• EXERCISE OBJECTIVE:
Omit every picture, and retype the lines that run from the beginning of the data below through the line containing "ax.plot(x, razem, color='#1a1a1a', linewidth=1.0, zorder=4)", inclusive.

• Data items:
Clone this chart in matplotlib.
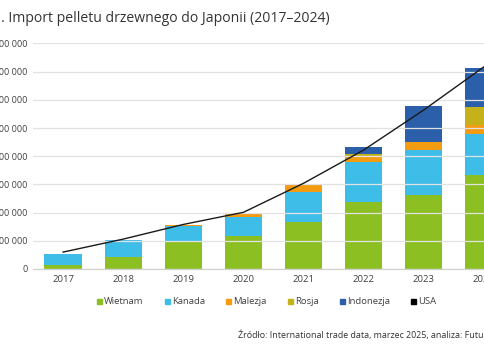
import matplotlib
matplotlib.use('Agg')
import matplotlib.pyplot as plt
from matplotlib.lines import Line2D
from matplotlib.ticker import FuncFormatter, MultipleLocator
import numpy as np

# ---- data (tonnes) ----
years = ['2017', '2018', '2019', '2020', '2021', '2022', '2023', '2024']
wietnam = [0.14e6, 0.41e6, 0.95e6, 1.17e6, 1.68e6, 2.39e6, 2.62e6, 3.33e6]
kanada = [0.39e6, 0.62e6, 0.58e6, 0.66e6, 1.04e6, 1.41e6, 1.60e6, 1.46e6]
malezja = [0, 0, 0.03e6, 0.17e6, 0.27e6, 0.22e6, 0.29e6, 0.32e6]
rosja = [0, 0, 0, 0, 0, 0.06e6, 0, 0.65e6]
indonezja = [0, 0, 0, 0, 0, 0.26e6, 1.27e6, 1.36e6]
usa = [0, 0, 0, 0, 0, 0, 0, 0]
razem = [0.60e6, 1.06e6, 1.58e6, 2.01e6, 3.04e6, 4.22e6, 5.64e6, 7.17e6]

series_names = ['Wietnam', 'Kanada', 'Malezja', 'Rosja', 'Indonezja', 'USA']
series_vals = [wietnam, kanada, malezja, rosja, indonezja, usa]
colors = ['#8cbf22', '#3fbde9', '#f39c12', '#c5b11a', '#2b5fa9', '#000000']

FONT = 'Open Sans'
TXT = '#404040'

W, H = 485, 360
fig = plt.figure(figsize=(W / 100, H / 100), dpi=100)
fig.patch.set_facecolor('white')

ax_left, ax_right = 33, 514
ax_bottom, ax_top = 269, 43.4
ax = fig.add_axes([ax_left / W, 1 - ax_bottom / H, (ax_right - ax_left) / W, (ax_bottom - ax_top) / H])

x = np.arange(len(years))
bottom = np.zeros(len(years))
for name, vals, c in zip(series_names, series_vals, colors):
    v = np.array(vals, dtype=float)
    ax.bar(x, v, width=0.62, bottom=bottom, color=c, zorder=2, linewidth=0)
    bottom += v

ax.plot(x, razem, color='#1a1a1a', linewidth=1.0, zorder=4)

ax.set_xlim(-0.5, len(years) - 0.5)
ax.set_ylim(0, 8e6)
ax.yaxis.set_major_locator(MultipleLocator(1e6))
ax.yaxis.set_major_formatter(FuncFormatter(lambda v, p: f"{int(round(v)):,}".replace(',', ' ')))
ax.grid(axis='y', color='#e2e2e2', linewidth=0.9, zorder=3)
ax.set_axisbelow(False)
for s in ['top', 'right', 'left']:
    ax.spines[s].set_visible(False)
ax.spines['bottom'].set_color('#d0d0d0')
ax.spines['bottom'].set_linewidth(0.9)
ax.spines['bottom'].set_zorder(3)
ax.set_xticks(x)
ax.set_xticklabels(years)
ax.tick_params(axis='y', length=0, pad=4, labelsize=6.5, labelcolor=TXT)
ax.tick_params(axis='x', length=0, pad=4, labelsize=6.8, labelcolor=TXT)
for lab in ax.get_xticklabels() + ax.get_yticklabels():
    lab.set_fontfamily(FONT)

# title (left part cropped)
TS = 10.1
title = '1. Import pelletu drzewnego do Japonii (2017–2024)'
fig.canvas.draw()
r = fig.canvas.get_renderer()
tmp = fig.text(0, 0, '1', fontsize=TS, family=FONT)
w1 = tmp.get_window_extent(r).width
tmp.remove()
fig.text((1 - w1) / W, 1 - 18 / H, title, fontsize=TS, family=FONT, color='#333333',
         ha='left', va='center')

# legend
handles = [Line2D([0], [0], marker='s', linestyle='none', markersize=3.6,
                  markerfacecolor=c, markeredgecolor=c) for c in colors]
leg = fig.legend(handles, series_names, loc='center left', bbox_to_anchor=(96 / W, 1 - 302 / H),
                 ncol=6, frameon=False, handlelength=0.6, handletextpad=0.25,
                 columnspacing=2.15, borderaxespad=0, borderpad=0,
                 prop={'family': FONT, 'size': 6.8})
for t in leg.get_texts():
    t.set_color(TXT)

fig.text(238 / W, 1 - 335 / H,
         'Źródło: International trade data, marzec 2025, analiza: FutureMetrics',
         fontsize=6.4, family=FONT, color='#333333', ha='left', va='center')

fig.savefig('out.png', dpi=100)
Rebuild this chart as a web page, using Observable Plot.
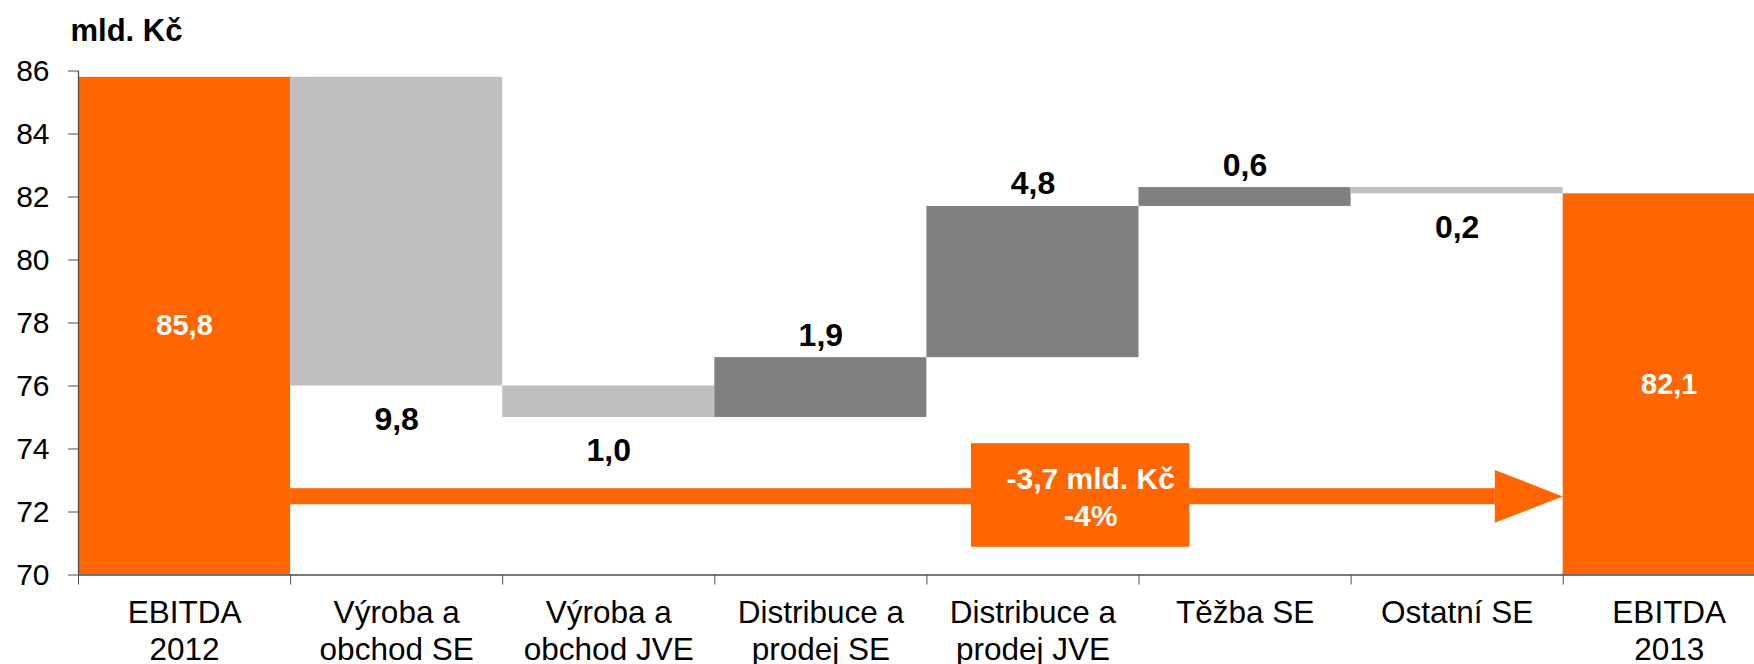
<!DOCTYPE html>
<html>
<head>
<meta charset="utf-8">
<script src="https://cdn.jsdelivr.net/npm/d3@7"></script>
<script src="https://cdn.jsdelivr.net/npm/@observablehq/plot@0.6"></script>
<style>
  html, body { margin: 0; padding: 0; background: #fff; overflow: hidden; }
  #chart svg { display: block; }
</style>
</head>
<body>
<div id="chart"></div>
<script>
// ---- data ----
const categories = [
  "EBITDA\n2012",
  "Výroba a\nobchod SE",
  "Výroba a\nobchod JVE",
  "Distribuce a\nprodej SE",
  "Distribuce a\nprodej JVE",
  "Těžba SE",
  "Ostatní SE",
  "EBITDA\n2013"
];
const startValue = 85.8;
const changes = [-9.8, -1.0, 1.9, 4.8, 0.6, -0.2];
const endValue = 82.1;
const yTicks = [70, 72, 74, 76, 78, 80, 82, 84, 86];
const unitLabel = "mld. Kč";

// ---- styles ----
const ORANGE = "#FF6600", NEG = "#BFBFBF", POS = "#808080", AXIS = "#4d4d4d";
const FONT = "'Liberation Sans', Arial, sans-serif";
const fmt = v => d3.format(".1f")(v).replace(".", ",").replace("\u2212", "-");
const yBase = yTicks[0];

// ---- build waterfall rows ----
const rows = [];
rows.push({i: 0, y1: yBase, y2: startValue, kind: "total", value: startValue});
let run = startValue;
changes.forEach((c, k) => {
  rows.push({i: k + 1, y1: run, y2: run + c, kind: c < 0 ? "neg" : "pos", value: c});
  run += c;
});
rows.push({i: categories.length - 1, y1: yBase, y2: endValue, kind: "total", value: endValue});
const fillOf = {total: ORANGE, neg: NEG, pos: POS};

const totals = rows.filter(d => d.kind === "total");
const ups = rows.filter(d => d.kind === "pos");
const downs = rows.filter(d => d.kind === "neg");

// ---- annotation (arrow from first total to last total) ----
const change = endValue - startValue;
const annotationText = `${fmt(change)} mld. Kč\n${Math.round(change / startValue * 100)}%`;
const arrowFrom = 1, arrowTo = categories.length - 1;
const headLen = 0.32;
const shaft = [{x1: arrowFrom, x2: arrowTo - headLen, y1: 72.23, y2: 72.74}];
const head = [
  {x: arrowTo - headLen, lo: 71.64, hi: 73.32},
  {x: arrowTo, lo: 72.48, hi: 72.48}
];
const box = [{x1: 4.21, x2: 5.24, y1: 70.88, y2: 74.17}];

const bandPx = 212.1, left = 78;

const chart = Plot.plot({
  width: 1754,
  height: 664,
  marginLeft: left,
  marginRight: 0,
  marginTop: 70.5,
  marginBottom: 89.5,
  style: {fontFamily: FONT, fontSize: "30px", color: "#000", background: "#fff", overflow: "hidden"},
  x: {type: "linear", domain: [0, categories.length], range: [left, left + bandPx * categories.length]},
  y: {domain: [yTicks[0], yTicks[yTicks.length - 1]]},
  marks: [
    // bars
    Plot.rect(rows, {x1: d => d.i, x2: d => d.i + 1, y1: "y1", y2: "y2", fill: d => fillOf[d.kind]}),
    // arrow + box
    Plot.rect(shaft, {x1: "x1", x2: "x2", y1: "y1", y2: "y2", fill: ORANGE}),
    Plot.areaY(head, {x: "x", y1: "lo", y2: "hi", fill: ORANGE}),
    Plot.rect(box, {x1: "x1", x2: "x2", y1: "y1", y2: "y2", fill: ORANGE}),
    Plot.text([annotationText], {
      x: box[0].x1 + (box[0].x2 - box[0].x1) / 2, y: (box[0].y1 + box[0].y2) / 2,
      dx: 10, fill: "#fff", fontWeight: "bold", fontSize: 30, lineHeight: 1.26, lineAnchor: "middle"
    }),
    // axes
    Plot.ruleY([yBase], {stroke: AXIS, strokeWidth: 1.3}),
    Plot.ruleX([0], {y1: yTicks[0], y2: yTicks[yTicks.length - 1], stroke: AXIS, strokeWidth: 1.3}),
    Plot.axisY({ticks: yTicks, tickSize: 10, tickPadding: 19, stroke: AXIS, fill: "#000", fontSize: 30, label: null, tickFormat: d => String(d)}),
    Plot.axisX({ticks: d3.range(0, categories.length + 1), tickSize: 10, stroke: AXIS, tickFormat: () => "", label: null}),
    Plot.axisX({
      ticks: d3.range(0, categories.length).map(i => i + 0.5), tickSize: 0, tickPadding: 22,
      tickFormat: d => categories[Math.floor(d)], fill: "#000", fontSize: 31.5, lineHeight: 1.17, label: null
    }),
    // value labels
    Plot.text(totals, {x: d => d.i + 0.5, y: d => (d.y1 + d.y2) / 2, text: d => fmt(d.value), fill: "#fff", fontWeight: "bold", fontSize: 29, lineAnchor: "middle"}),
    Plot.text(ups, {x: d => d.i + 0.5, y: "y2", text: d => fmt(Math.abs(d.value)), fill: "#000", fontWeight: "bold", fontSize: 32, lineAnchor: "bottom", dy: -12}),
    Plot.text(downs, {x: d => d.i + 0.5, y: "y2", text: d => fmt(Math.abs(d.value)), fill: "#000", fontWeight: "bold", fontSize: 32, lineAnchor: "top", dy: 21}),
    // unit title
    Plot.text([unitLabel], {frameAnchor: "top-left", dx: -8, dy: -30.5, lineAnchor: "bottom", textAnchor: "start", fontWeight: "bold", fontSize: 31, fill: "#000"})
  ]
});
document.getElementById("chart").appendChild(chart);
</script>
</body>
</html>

• ANSWER:
Clone this chart in matplotlib.
import matplotlib
matplotlib.use('Agg')
import matplotlib.pyplot as plt
from matplotlib.lines import Line2D
from matplotlib.ticker import FuncFormatter, MultipleLocator
import numpy as np

# ---- data (tonnes) ----
years = ['2017', '2018', '2019', '2020', '2021', '2022', '2023', '2024']
wietnam = [0.14e6, 0.41e6, 0.95e6, 1.17e6, 1.68e6, 2.39e6, 2.62e6, 3.33e6]
kanada = [0.39e6, 0.62e6, 0.58e6, 0.66e6, 1.04e6, 1.41e6, 1.60e6, 1.46e6]
malezja = [0, 0, 0.03e6, 0.17e6, 0.27e6, 0.22e6, 0.29e6, 0.32e6]
rosja = [0, 0, 0, 0, 0, 0.06e6, 0, 0.65e6]
indonezja = [0, 0, 0, 0, 0, 0.26e6, 1.27e6, 1.36e6]
usa = [0, 0, 0, 0, 0, 0, 0, 0]
razem = [0.60e6, 1.06e6, 1.58e6, 2.01e6, 3.04e6, 4.22e6, 5.64e6, 7.17e6]

series_names = ['Wietnam', 'Kanada', 'Malezja', 'Rosja', 'Indonezja', 'USA']
series_vals = [wietnam, kanada, malezja, rosja, indonezja, usa]
colors = ['#8cbf22', '#3fbde9', '#f39c12', '#c5b11a', '#2b5fa9', '#000000']

FONT = 'Open Sans'
TXT = '#404040'

W, H = 485, 360
fig = plt.figure(figsize=(W / 100, H / 100), dpi=100)
fig.patch.set_facecolor('white')

ax_left, ax_right = 33, 514
ax_bottom, ax_top = 269, 43.4
ax = fig.add_axes([ax_left / W, 1 - ax_bottom / H, (ax_right - ax_left) / W, (ax_bottom - ax_top) / H])

x = np.arange(len(years))
bottom = np.zeros(len(years))
for name, vals, c in zip(series_names, series_vals, colors):
    v = np.array(vals, dtype=float)
    ax.bar(x, v, width=0.62, bottom=bottom, color=c, zorder=2, linewidth=0)
    bottom += v

ax.plot(x, razem, color='#1a1a1a', linewidth=1.0, zorder=4)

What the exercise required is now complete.